The transition, for all his great success in jawboning Carrier Corp. and carmakers to build their products in the USA instead of Mexico, is also being defined by angry Tweet storms as Trump punches down the likes of actress Meryl Streep. To the extent that they mean anything, polls show him losing ground during a period when presidents-elect mostly expand their popularity.

It’s the Trump way and we’d better get used to it. He is who he is, authentic to a fault.

But his critics, especially those whose heads are exploding over his election, should also remember this: His upside is enormous. His fierce determination to succeed now stands to benefit the nation.
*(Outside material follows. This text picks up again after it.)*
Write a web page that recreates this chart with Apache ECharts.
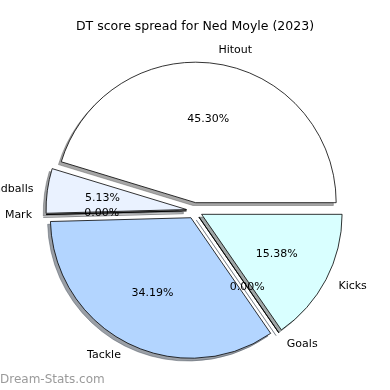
<!DOCTYPE html>
<html>
<head>
<meta charset="utf-8">
<script src="https://cdn.jsdelivr.net/npm/echarts@6/dist/echarts.min.js"></script>
<style>html,body{margin:0;padding:0;background:#fff}#c{width:390px;height:390px}</style>
</head>
<body>
<div id="c"></div>
<script>
const categories = ['Hitout', 'Handballs', 'Mark', 'Tackle', 'Goals', 'Kicks'];
const values = [53, 6, 0, 40, 0, 18];
const colors = ['#ffffff', '#eaf2ff', '#eaf2ff', '#b3d5ff', '#b3d5ff', '#d9ffff'];
const titleText = 'DT score spread for Ned Moyle (2023)';
const watermark = 'Dream-Stats.com';

const total = values.reduce((a, b) => a + b, 0);
const FONT = 'DejaVu Sans';
const R = 140.5;
const CENTER = [194.5, 210.6];
const OFFSET = 8;
const SH = 2.8;

function shadowColor(hex) {
  const n = parseInt(hex.slice(1), 16);
  const r = Math.round(((n >> 16) & 255) * 0.3);
  const g = Math.round(((n >> 8) & 255) * 0.3);
  const b = Math.round((n & 255) * 0.3);
  return 'rgba(' + r + ',' + g + ',' + b + ',0.5)';
}

const chart = echarts.init(document.getElementById('c'), null, {renderer: 'canvas'});

const common = {
  type: 'pie',
  startAngle: 0,
  clockwise: false,
  selectedMode: 'multiple',
  selectedOffset: OFFSET,
  avoidLabelOverlap: false,
  silent: true,
  emphasis: {disabled: true}
};

const shadowData = categories.map((name, i) => {
  const st = {color: shadowColor(colors[i]), borderColor: shadowColor(colors[i]), borderWidth: 0.8};
  return {name, value: values[i], selected: true, itemStyle: st, select: {itemStyle: st}};
});
const outerData = categories.map((name, i) => {
  const st = {color: colors[i], borderColor: '#000', borderWidth: 0.8};
  return {name, value: values[i], selected: true, itemStyle: st, select: {itemStyle: st}};
});
const innerData = categories.map((name, i) => ({name, value: values[i], selected: true}));

chart.setOption({
  animation: false,
  title: [
    {text: titleText, left: 'center', top: 20, padding: 0,
     textStyle: {fontFamily: FONT, fontSize: 12.5, fontWeight: 'normal', color: '#000'}},
    {text: watermark, left: 0, top: 374, padding: 0,
     textStyle: {fontFamily: FONT, fontSize: 12, fontWeight: 'normal', color: 'rgba(120,120,120,0.75)'}}
  ],
  series: [
    Object.assign({}, common, {
      z: 1,
      center: [CENTER[0] - SH, CENTER[1] + SH],
      radius: [0, R],
      label: {show: false},
      labelLine: {show: false},
      data: shadowData
    }),
    Object.assign({}, common, {
      z: 2,
      center: CENTER,
      radius: [0, R],
      select: {label: {color: '#000'}},
      label: {
        show: true, position: 'outside',
        fontFamily: FONT, fontSize: 11, color: '#000',
        distanceToLabelLine: 0, width: 120, overflow: 'none'
      },
      labelLine: {show: false, length: R * 0.1, length2: 0},
      data: outerData
    }),
    Object.assign({}, common, {
      z: 3,
      center: CENTER,
      radius: [0, R * 1.2 - 5],
      itemStyle: {color: 'rgba(0,0,0,0)', borderWidth: 0},
      select: {itemStyle: {color: 'rgba(0,0,0,0)', borderWidth: 0}, label: {color: '#000'}},
      label: {
        show: true, position: 'inside',
        fontFamily: FONT, fontSize: 11, color: '#000',
        formatter: p => (p.value / total * 100).toFixed(2) + '%'
      },
      labelLine: {show: false},
      data: innerData
    })
  ]
});
</script>
</body>
</html>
Trump, though he certainly can be headstrong, is also willing to change course when he has to. And don’t forget his incredible stamina, which helped him beat Hillary Clinton by outworking her down the stretch.

Most important, the areas of his signature focus — unchecked illegal immigration, a decline of good-paying manufacturing jobs and a depleted military — are fundamental to a national revival. They are daily obstacles to our fellow Americans, and our security and must be fixed if our democracy is to endure and prosper.

Trump was tested by the fire of a brutal campaign and was on the receiving end of an unprecedented barrage. It was one thing for the slings and arrows to come from his opponent and the White House, quite another for the media to conspire against him. The powerful confederacy against him made his triumph all the more amazing.

Still, it is worth repeating that while he is president No. 45, he is the first to have had neither government nor military experience. That seems risky and it is a virtual certainty that he will be tested early and often, both at home and abroad.

Already, the boycott of his inauguration by sour-grapes Democrats breaks new ground in disrespect and dangerously sows seeds of disunion. Who knows what challenges China, Iran, Russia and the Islamic State will present.

Besides, it’s not as if Barack Obama leaves Washington and the world in splendid shape, so there’s no shortage of existing difficulties. History, if it’s honest, cannot treat Obama kindly.

Now it’s time to look forward. Donald Trump is the new sheriff in town and, like Sinatra, he did it his way. Say a prayer for him and the exceptional nation he leads.